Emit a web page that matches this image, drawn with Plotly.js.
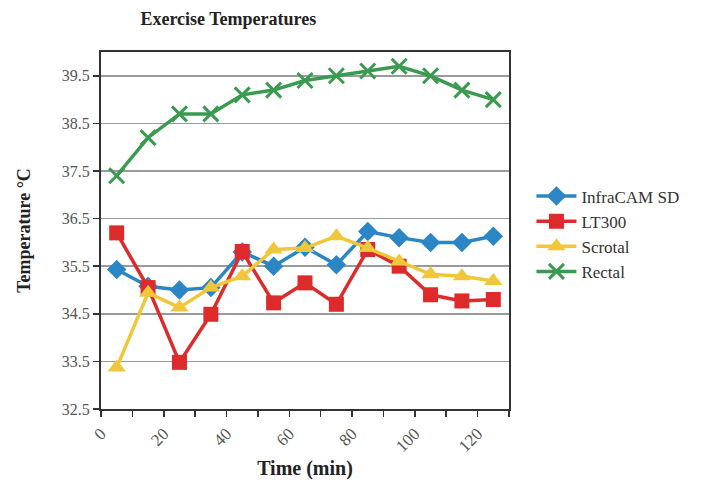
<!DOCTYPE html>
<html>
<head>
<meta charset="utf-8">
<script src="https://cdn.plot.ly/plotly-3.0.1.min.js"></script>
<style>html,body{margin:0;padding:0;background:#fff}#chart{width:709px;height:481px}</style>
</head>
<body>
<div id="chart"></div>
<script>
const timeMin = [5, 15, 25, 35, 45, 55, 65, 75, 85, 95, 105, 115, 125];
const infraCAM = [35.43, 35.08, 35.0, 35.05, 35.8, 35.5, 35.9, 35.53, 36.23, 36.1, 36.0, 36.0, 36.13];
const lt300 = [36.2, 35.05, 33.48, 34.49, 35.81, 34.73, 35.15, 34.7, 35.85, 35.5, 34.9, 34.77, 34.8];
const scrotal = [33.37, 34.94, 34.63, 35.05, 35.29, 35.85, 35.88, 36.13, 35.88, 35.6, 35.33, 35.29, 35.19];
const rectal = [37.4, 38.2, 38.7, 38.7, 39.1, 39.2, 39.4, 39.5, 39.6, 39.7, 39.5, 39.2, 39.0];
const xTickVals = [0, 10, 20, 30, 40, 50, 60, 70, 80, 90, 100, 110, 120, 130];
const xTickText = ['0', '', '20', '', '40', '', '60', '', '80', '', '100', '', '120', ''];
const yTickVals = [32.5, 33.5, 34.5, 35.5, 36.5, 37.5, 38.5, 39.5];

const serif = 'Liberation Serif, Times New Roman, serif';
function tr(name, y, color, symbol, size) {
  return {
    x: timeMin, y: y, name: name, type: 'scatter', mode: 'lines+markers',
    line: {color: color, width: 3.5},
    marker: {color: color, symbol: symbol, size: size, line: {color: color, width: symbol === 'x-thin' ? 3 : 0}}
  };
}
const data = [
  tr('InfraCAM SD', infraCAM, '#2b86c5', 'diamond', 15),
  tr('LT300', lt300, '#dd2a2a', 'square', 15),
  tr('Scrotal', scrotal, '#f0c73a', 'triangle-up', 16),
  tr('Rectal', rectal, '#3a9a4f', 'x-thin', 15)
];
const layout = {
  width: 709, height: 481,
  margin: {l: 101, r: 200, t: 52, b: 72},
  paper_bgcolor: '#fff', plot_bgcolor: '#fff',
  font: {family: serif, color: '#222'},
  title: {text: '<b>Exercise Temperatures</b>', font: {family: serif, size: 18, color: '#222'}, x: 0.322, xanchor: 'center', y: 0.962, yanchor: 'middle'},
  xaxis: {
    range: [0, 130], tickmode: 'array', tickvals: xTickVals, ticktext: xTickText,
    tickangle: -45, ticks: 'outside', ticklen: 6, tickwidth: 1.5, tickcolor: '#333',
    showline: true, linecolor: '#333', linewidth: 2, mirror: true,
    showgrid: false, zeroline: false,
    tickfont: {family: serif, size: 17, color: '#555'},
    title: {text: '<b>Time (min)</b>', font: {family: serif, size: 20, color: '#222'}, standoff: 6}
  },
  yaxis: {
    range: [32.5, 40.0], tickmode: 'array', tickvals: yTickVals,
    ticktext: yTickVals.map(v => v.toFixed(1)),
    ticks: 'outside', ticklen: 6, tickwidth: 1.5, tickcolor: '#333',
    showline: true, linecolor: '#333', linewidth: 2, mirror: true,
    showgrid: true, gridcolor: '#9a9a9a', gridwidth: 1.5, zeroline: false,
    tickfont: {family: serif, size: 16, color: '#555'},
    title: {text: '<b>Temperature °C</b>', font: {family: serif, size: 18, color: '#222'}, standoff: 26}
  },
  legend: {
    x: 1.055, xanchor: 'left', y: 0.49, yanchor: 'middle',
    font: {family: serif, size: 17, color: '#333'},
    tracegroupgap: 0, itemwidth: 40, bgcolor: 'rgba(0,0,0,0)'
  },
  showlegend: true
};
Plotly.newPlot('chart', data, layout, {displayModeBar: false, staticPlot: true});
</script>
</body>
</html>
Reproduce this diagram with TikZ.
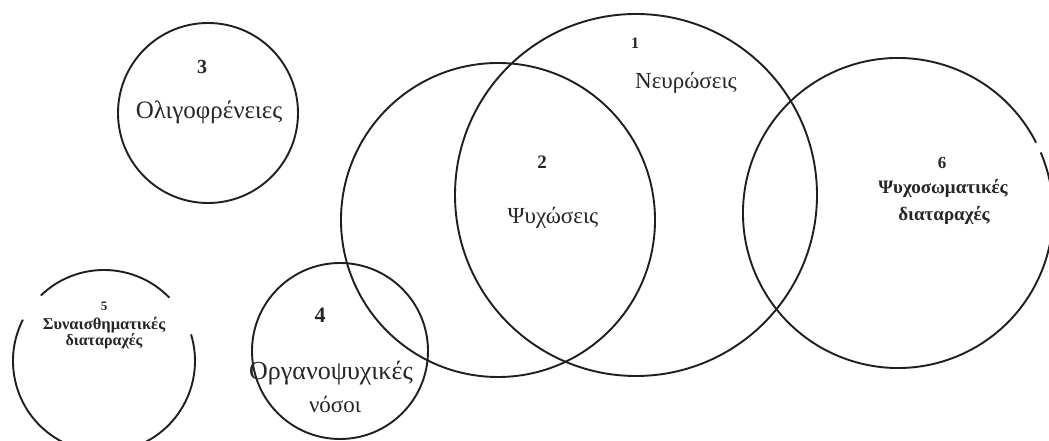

# # #

**Job:**
Across the material above, how many lines include the string "with"? Only the number is wanted.

**Solution for this problem:**
2